Prison de Bordeaux, Montréal, Québec. Photo by Bungalow1via Wikipedia
Prison de Bordeaux, Montréal, Québec. Photo by Bungalow1via Wikipedia

While the term “Prison Industrial Complex” is widely cited by critics of incarceration, there is little mainstream understanding of how this term, originally coined in a 1997 speech by Angela Davis, manifests today in the lives of prisoners. The authority to take away people's physical freedom is one of the primary ways in which the state exercises control over the population, holding monopoly over the power to deem which activities (and which people) are “criminal,” while other activities that result in equal and greater social harm are not considered grounds for arrest or punishment. Heads of state in powerful Western countries frequently violate international laws and treaties, as well as their own domestic laws, in ways which cause widespread death and environmental devastation, yet they remain immune to punishment under the law and are not defined as criminals. These double standards are deeply intertwined with capitalist agendas and the upholding of class inequality.

    Government austerity means fewer jobs, fewer social services and often a concurrent increase in the criminalization of poverty. It is no coincidence that the activities increasingly criminalized under austerity often relate to the informal economies through which many people opt to provide for themselves and their families when jobs and social services have been systematically cut. The criminalization and stigmatization of scheduled substances, sex work and non-sanctioned migration across state borders further illustrate this double standard. People's strategies for surviving under a system of profoundly limited economic options are portrayed as a greater danger to society than the actions of politicians and policy makers who would rather separate families, waste public funds and subject an ever-growing number of people to months, years, decades and lifetimes of physical and mental anguish, than renounce the profits and social control that the prison system creates.

    Under for-profit prison systems such as America's, the number of people being incarcerated directly correlates to profits, adding an additional incentive to fill existing prisons and build new ones. Austerity also results in those scant resources that can mitigate the inherent emotional, psychological and physical harms of incarceration becoming less available or disappearing altogether. Such resources are often intentionally scrapped to minimize expenditures and maximize profit, in addition to the elimination of safety and building code inspections. This form of corner-cutting severely impacts people's already-compromised quality of life, increasing stress and often contributing to violence. When riots break out in over-crowded, under-serviced facilities, prison officials often use these events as an opportunity to continue pushing for longer sentences, less parole and less prisoner mobility.

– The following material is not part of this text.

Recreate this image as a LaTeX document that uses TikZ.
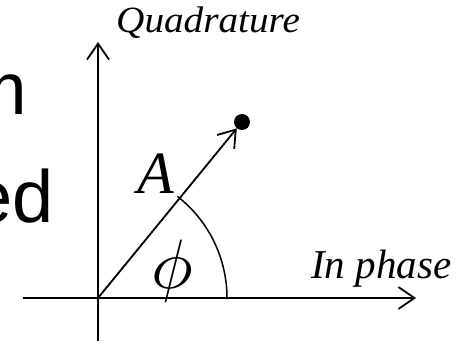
\documentclass[tikz,border=0pt]{standalone}
\usepackage{fontspec}
\setmainfont{Liberation Serif}
\newfontfamily\slidefont{Liberation Sans}
\usetikzlibrary{arrows.meta}

\begin{document}
\begin{tikzpicture}[
  x=1pt,
  y=1pt,
  axis/.style={draw=black, line width=1.8pt,
    -{Straight Barb[length=16pt,width=22pt,line width=1.8pt]}},
  phasor/.style={axis},
  anglearc/.style={draw=black, line width=1.5pt},
  endpoint/.style={circle, fill=black, inner sep=0pt, minimum size=16pt},
  axislabel/.style={font=\fontsize{41}{48}\selectfont\itshape, inner sep=0pt},
  slidetext/.style={font=\slidefont\fontsize{74}{80}\selectfont, inner sep=0pt}
]

\useasboundingbox (0,0) rectangle (467,341);
\clip (0,0) rectangle (467,341);

% slide text cut off at the left
\node[slidetext, anchor=base east] (lineone) at (27,226) {m};
\node[slidetext, anchor=base east] (linetwo) at (54,119) {ed};

\coordinate (O) at (98,43);
\coordinate (xstart) at (23,43);
\coordinate (xend) at (416,43);
\coordinate (ystart) at (98,0);
\coordinate (yend) at (98,299);

\draw[axis] (xstart) -- (xend);
\draw[axis] (ystart) -- (yend);

\node[endpoint] (dot) at (242,219) {};
\draw[phasor] (O) -- (dot);

\draw[anglearc] ([shift={(129,0)}]O) arc[start angle=0, end angle=52, radius=129];

\node[axislabel, anchor=base west] (quad) at (116,308)
  {\scalebox{1.06}[1]{\fontsize{37}{40}\selectfont Quadrature}};
\node[axislabel, anchor=base west] (inph) at (311,63) {In phase};
\node[font=\fontsize{60}{66}\selectfont\itshape, inner sep=0pt, anchor=base west] (amp) at (137,148) {A};
\node[inner sep=0pt] (ang) at (172,70) {\scalebox{7}{$\phi$}};
\end{tikzpicture}
\end{document}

   While for-profit prisons are not yet a widespread reality in Canada, federal institutions are increasingly privatizing services such as food and telephones, while claiming larger portions of prisoner wages under the auspices of covering prison costs. These wage cuts, which were made official last year, raised the 25 per cent that was already garnished by another 30, plus the administrative costs of phone usage. The amount which prisoners are now required to keep in their savings accounts has also been raised to $200, allowing the government to collect more interest. In addition, prisoners' pay grade can now be reduced if they are deemed to be exhibiting insufficient “accountability” by parole boards, who are notorious for their racially biased nature.  


   Reduction in wages means that prisoners cannot buy food on canteen to make up for the decreases in food provided to them, and are less able to buy phone cards to speak to their families and loved ones. According to prisoner justice activist Giselle Dias, the families of many prisoners are also negatively impacted by austerity, making it less feasible for them to visit and pay for phone calls with their loved ones. Joan Rusza, of the Prisoners’ HIV/AIDS Support Action Network (PASAN), also stated that the increasing crowding of prisons since the passing of Bill C-10 in 2012 has led to decreases in prisoners' mobility, living conditions and visitations. The demands raised by a recent prisoner strike in the Joyceville Institution were ignored by the warden, who offered to wave institutional charges against them if they agreed to end the strike.

    The repercussions of austerity for incarcerated populations and their families can be seen as a call to action for activists across the board. According to Dias, when prisoners do not see evidence of a strong and accessible anti-prison movement on the outside, this makes it difficult for them to take on leadership positions and organize for change. “If you don't know someone in prison, you should,” says Dias, adding that it is crucial for people corresponding with prisoners to write or blog about repression that is happening on the other side of the walls. In February of this year, the Toronto Star reported that two people incarcerated in the Toronto South “superjail” died in the same week of preventable overdoses. Abuse and denial of basic rights within prisons thrives in a climate of silence, and the majority of prisoners experiencing these things may not have access to contacts who can make their stories visible to the media or advocacy groups. The disappearance of social safety nets means that community organizing and mutual aid are more necessary than ever, and it is vital that we include the people suffering some of the most severe impacts of white supremacy, colonialism and economic inequality in these movements.